**AIM OF THE EXERCISE:**
Exactly as written, set down the lines from the top of the entries through the line bearing "15.0, 45.0, 133.0];", with every picture left out.
━━ STORED RECORDS ━━
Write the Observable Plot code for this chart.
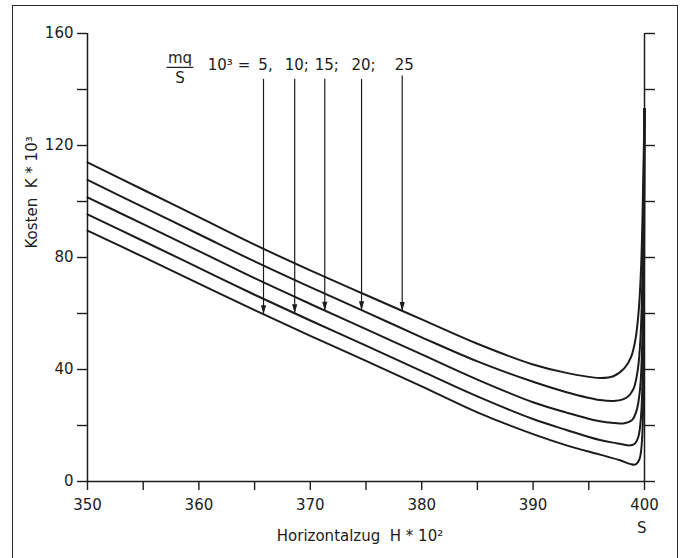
<!DOCTYPE html>
<html><head><meta charset="utf-8">
<script src="https://cdn.jsdelivr.net/npm/d3@7"></script>
<script src="https://cdn.jsdelivr.net/npm/@observablehq/plot@0.6"></script>
<style>
body{margin:0;background:#fff;}
#wrap{position:relative;width:686px;height:558px;overflow:hidden;font-family:"DejaVu Sans",sans-serif;}
#wrap svg{position:absolute;left:0;top:0;}
#frame{position:absolute;left:12px;top:5px;width:664px;height:600px;border:1.5px solid #2a2a2a;pointer-events:none;}
</style></head><body><div id="wrap"><div id="frame"></div></div>
<script>
// Horizontalzug H*10^2 (common grid) and Kosten K*10^3 per curve (mq/S*10^3)
const hGrid = [350, 355, 360, 365, 370, 375, 380, 385, 390, 393, 396];
const k25 = [114.0, 104.2, 94.4, 84.6, 75.4, 66.6, 57.9, 49.2, 41.8, 38.8, 37.0];
const k20 = [107.7, 98.0, 88.3, 78.6, 69.4, 60.5, 51.5, 42.9, 35.6, 31.9, 29.1];
const k15 = [101.5, 91.9, 82.3, 72.6, 63.4, 54.4, 45.4, 36.4, 28.3, 24.6, 21.5];
const k10 = [95.4, 85.9, 76.3, 66.7, 57.5, 48.5, 39.4, 30.4, 22.3, 18.4, 14.8];
const k5  = [89.6, 80.2, 70.7, 61.2, 52.0, 43.1, 34.0, 24.7, 16.9, 12.9, 9.6];
// steep part close to H = S
const tailH25 = [397.2, 398.2, 398.8, 399.2, 399.5, 399.7, 399.85, 400];
const tailK25 = [37.6, 40.5, 44.5, 51.0, 62.0, 77.0, 100.0, 133.0];
const tailH20 = [397.4, 398.4, 399.0, 399.4, 399.65, 399.82, 400];
const tailK20 = [28.8, 30.0, 33.0, 40.0, 52.0, 75.0, 133.0];
const tailH15 = [397.3, 398.2, 398.9, 399.3, 399.6, 399.8, 400];
const tailK15 = [20.9, 20.8, 22.0, 25.5, 33.0, 50.0, 133.0];
const tailH10 = [397.6, 398.6, 399.1, 399.45, 399.7, 399.88, 400];
const tailK10 = [13.6, 12.9, 13.4, 16.0, 24.0, 50.0, 133.0];
const tailH5  = [397.8, 398.7, 399.2, 399.55, 399.78, 399.92, 400];
const tailK5  = [7.6, 6.3, 6.1, 8.0, 15.0, 45.0, 133.0];

const seriesNames = [25, 20, 15, 10, 5];
// arrows marking each curve
const arrowH = [365.8, 368.6, 371.3, 374.6, 378.25];
const arrowTop = [143.8, 143.8, 143.8, 143.8, 145.0];
const arrowTip = [59.7, 60.1, 61.0, 61.2, 60.9];
const arrowLabels = ["5,", "10;", "15;", "20;", "25"];

const xTicks = d3.range(350, 401, 5);
const yTicks = d3.range(0, 161, 20);

const kArrs = [k25, k20, k15, k10, k5];
const tailHs = [tailH25, tailH20, tailH15, tailH10, tailH5];
const tailKs = [tailK25, tailK20, tailK15, tailK10, tailK5];
const rows = [];
seriesNames.forEach((s, j) => {
  hGrid.forEach((h, i) => rows.push({h, k: kArrs[j][i], s}));
  tailHs[j].forEach((h, i) => rows.push({h, k: tailKs[j][i], s}));
});
const arrows = arrowH.map((h, i) => ({h, top: arrowTop[i], tip: arrowTip[i], label: arrowLabels[i]}));

const ink = "#1c1c1c";
const headSymbol = {draw(ctx) { ctx.moveTo(0, 0); ctx.lineTo(-2.6, -9); ctx.lineTo(2.6, -9); ctx.closePath(); }};

const chart = Plot.plot({
  width: 686, height: 558,
  marginLeft: 87, marginRight: 42, marginTop: 33, marginBottom: 77,
  style: {fontFamily: '"DejaVu Sans", sans-serif', fontSize: "15px", color: ink, background: "transparent"},
  x: {domain: [350, 400]},
  y: {domain: [0, 160]},
  marks: [
    Plot.axisX({ticks: xTicks, tickSize: 9, tickPadding: 9, tickFormat: d => d % 10 === 0 ? d : "", label: null, strokeWidth: 1.4, fontSize: 15}),
    Plot.axisY({ticks: yTicks, tickSize: 10, tickPadding: 4, tickFormat: d => d % 40 === 0 ? d : "", label: null, strokeWidth: 1.4, fontSize: 15}),
    Plot.axisY({anchor: "right", ticks: yTicks, tickSize: 10, tickFormat: () => "", label: null, strokeWidth: 1.4}),
    Plot.ruleX([350], {y1: 0, y2: 160, stroke: ink, strokeWidth: 1.5}),
    Plot.ruleX([400], {y1: 0, y2: 160, stroke: ink, strokeWidth: 1.5}),
    Plot.ruleY([0], {x1: 350, x2: 400, stroke: ink, strokeWidth: 1.5}),
    Plot.line(rows, {x: "h", y: "k", z: "s", curve: "catmull-rom", stroke: ink, strokeWidth: 2}),
    Plot.link(arrows, {x1: "h", x2: "h", y1: "top", y2: "tip", stroke: ink, strokeWidth: 1.2}),
    Plot.dot(arrows, {x: "h", y: "tip", symbol: headSymbol, fill: ink, stroke: "none"}),
    Plot.text(arrows, {x: "h", y: 148.6, text: "label", dx: 2, fontSize: 15, fill: ink}),
    Plot.text(["mq"], {x: 358.3, y: 151.3, fontSize: 15, fill: ink}),
    Plot.link([0], {x1: 357.1, x2: 359.5, y1: 147.9, y2: 147.9, stroke: ink, strokeWidth: 1.2}),
    Plot.text(["S"], {x: 358.3, y: 144.2, fontSize: 15, fill: ink}),
    Plot.text(["10³ ="], {x: 362.7, y: 148.6, fontSize: 15, fill: ink}),
    Plot.text(["Kosten  K * 10³"], {frameAnchor: "left", dx: -55, dy: -9, rotate: -90, fontSize: 15, fill: ink}),
    Plot.text(["Horizontalzug  H * 10²"], {frameAnchor: "bottom", dx: -6, dy: 59, fontSize: 15, fill: ink}),
    Plot.text(["S"], {frameAnchor: "bottom-right", dx: 2, dy: 51, fontSize: 15, fill: ink})
  ]
});
document.getElementById("wrap").prepend(chart);
</script>
</body></html>
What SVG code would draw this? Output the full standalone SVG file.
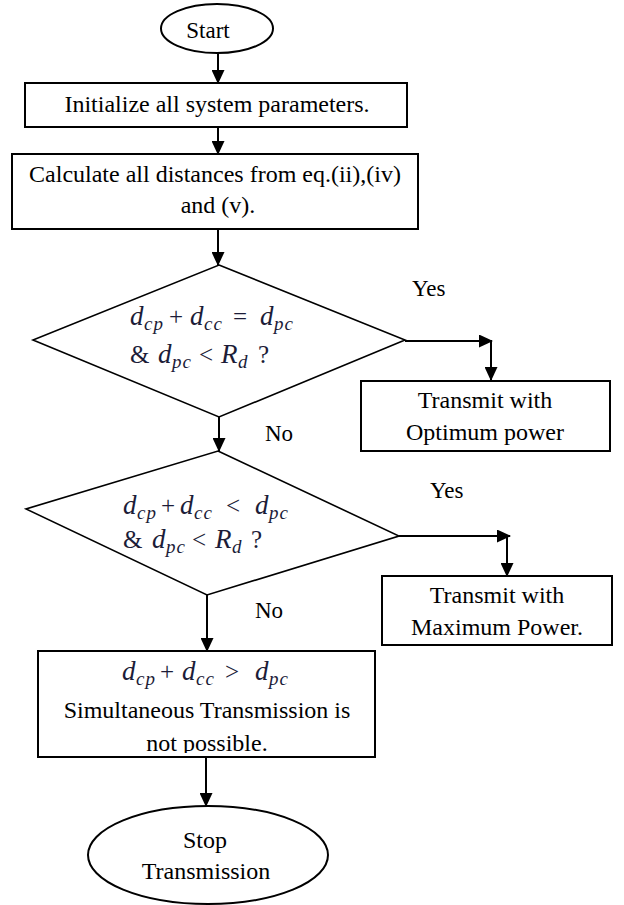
<svg xmlns="http://www.w3.org/2000/svg" width="624" height="905" viewBox="0 0 624 905">
<style>
.t{font-family:"Liberation Serif","Times New Roman",Tinos,serif;font-size:24px;fill:#000;text-anchor:middle}
.lbl{font-family:"Liberation Serif","Times New Roman",Tinos,serif;font-size:23px;fill:#000}
.box{fill:#fff;stroke:#000;stroke-width:2}
.dia{fill:#fff;stroke:#000;stroke-width:1.6}
.m{font-family:"Liberation Serif","Times New Roman",Tinos,serif;font-style:italic;font-size:27px;fill:#1c1c38}
.up{font-style:normal;font-size:25px}
.sub{font-size:19px;letter-spacing:1px}
.c{fill:none;stroke:#000;stroke-width:2}
</style>
<defs>
<marker id="ah" viewBox="0 0 14 13" refX="13" refY="6.5" markerWidth="14" markerHeight="13" markerUnits="userSpaceOnUse" orient="auto">
<path d="M0,0 L14,6.5 L0,13 z" fill="#000"/>
</marker>
<clipPath id="clip5"><rect x="38" y="651" width="337" height="102"/></clipPath>
</defs>

<g id="connectors">
<line class="c" x1="218" y1="53" x2="218" y2="83" marker-end="url(#ah)"/>
<line class="c" x1="218" y1="127" x2="218" y2="154" marker-end="url(#ah)"/>
<line class="c" x1="218" y1="229" x2="218" y2="265" marker-end="url(#ah)"/>
<line class="c" x1="405" y1="341" x2="492" y2="341" marker-end="url(#ah)"/>
<line class="c" x1="491" y1="341" x2="491" y2="380" marker-end="url(#ah)"/>
<line class="c" x1="219" y1="417" x2="219" y2="451" marker-end="url(#ah)"/>
<line class="c" x1="399" y1="536" x2="510" y2="536" marker-end="url(#ah)"/>
<line class="c" x1="507" y1="536" x2="507" y2="576" marker-end="url(#ah)"/>
<line class="c" x1="207" y1="595" x2="207" y2="651" marker-end="url(#ah)"/>
<line class="c" x1="206" y1="757" x2="206" y2="806" marker-end="url(#ah)"/>
</g>

<g id="labels">
<text class="lbl" x="412" y="296">Yes</text>
<text class="lbl" x="265" y="441">No</text>
<text class="lbl" x="430" y="498">Yes</text>
<text class="lbl" x="255" y="618">No</text>
</g>

<g id="start">
<ellipse cx="217" cy="28.5" rx="56" ry="24.5" fill="#fff" stroke="#000" stroke-width="2"/>
<text class="t" x="208" y="38" style="font-size:23px">Start</text>
</g>

<g id="init">
<rect class="box" x="25" y="83" width="382" height="44"/>
<text class="t" x="217" y="112">Initialize all system parameters.</text>
</g>

<g id="calc">
<rect class="box" x="12" y="154" width="406" height="75"/>
<text class="t" x="215" y="182">Calculate all distances from eq.(ii),(iv)</text>
<text class="t" x="218" y="213">and (v).</text>
</g>

<g id="decision1">
<polygon class="dia" points="219,265 405,340 219,417 33,340"/>
<text class="m" y="325"><tspan x="130">d</tspan><tspan class="sub" x="144" dy="5">cp</tspan><tspan class="up" x="169" dy="-5">+</tspan><tspan x="190">d</tspan><tspan class="sub" x="204" dy="5">cc</tspan><tspan class="up" x="233" dy="-5">=</tspan><tspan x="260">d</tspan><tspan class="sub" x="274" dy="5">pc</tspan></text>
<text class="m" y="363"><tspan class="up" x="130">&amp;</tspan><tspan x="158">d</tspan><tspan class="sub" x="172" dy="5">pc</tspan><tspan class="up" x="199" dy="-5">&lt;</tspan><tspan x="221">R</tspan><tspan class="sub" x="238" dy="5">d</tspan><tspan class="up" x="258" dy="-5">?</tspan></text>
</g>

<g id="optimum">
<rect class="box" x="361" y="381" width="249" height="70"/>
<text class="t" x="485" y="408">Transmit with</text>
<text class="t" x="485" y="440">Optimum power</text>
</g>

<g id="decision2">
<polygon class="dia" points="218,451 399,536 207,595 26,509"/>
<text class="m" y="514"><tspan x="123">d</tspan><tspan class="sub" x="137" dy="5">cp</tspan><tspan class="up" x="161" dy="-5">+</tspan><tspan x="180">d</tspan><tspan class="sub" x="194" dy="5">cc</tspan><tspan class="up" x="226" dy="-5">&lt;</tspan><tspan x="255">d</tspan><tspan class="sub" x="269" dy="5">pc</tspan></text>
<text class="m" y="548"><tspan class="up" x="123">&amp;</tspan><tspan x="152">d</tspan><tspan class="sub" x="166" dy="5">pc</tspan><tspan class="up" x="192" dy="-5">&lt;</tspan><tspan x="215">R</tspan><tspan class="sub" x="232" dy="5">d</tspan><tspan class="up" x="251" dy="-5">?</tspan></text>
</g>

<g id="maximum">
<rect class="box" x="382" y="576" width="230" height="69"/>
<text class="t" x="497" y="603">Transmit with</text>
<text class="t" x="497" y="635">Maximum Power.</text>
</g>

<g id="notpossible">
<rect class="box" x="38" y="651" width="337" height="106"/>
<text class="m" y="680"><tspan x="122">d</tspan><tspan class="sub" x="136" dy="5">cp</tspan><tspan class="up" x="160" dy="-5">+</tspan><tspan x="182">d</tspan><tspan class="sub" x="196" dy="5">cc</tspan><tspan class="up" x="225" dy="-5">&gt;</tspan><tspan x="255">d</tspan><tspan class="sub" x="269" dy="5">pc</tspan></text>
<text class="t" x="207" y="718">Simultaneous Transmission is</text>
<text class="t" x="207" y="751" clip-path="url(#clip5)">not possible.</text>
<line x1="38" y1="757" x2="375" y2="757" stroke="#000" stroke-width="2"/>
</g>

<g id="stop">
<ellipse cx="208" cy="855" rx="120" ry="49" fill="#fff" stroke="#000" stroke-width="2"/>
<text class="t" x="205" y="848">Stop</text>
<text class="t" x="206" y="879">Transmission</text>
</g>
</svg>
━━━
**SOLUTION FOR THIS EXERCISE:**
Write the Observable Plot code for this chart.
<!DOCTYPE html>
<html><head><meta charset="utf-8">
<script src="https://cdn.jsdelivr.net/npm/d3@7"></script>
<script src="https://cdn.jsdelivr.net/npm/@observablehq/plot@0.6"></script>
<style>
body{margin:0;background:#fff;}
#wrap{position:relative;width:686px;height:558px;overflow:hidden;font-family:"DejaVu Sans",sans-serif;}
#wrap svg{position:absolute;left:0;top:0;}
#frame{position:absolute;left:12px;top:5px;width:664px;height:600px;border:1.5px solid #2a2a2a;pointer-events:none;}
</style></head><body><div id="wrap"><div id="frame"></div></div>
<script>
// Horizontalzug H*10^2 (common grid) and Kosten K*10^3 per curve (mq/S*10^3)
const hGrid = [350, 355, 360, 365, 370, 375, 380, 385, 390, 393, 396];
const k25 = [114.0, 104.2, 94.4, 84.6, 75.4, 66.6, 57.9, 49.2, 41.8, 38.8, 37.0];
const k20 = [107.7, 98.0, 88.3, 78.6, 69.4, 60.5, 51.5, 42.9, 35.6, 31.9, 29.1];
const k15 = [101.5, 91.9, 82.3, 72.6, 63.4, 54.4, 45.4, 36.4, 28.3, 24.6, 21.5];
const k10 = [95.4, 85.9, 76.3, 66.7, 57.5, 48.5, 39.4, 30.4, 22.3, 18.4, 14.8];
const k5  = [89.6, 80.2, 70.7, 61.2, 52.0, 43.1, 34.0, 24.7, 16.9, 12.9, 9.6];
// steep part close to H = S
const tailH25 = [397.2, 398.2, 398.8, 399.2, 399.5, 399.7, 399.85, 400];
const tailK25 = [37.6, 40.5, 44.5, 51.0, 62.0, 77.0, 100.0, 133.0];
const tailH20 = [397.4, 398.4, 399.0, 399.4, 399.65, 399.82, 400];
const tailK20 = [28.8, 30.0, 33.0, 40.0, 52.0, 75.0, 133.0];
const tailH15 = [397.3, 398.2, 398.9, 399.3, 399.6, 399.8, 400];
const tailK15 = [20.9, 20.8, 22.0, 25.5, 33.0, 50.0, 133.0];
const tailH10 = [397.6, 398.6, 399.1, 399.45, 399.7, 399.88, 400];
const tailK10 = [13.6, 12.9, 13.4, 16.0, 24.0, 50.0, 133.0];
const tailH5  = [397.8, 398.7, 399.2, 399.55, 399.78, 399.92, 400];
const tailK5  = [7.6, 6.3, 6.1, 8.0, 15.0, 45.0, 133.0];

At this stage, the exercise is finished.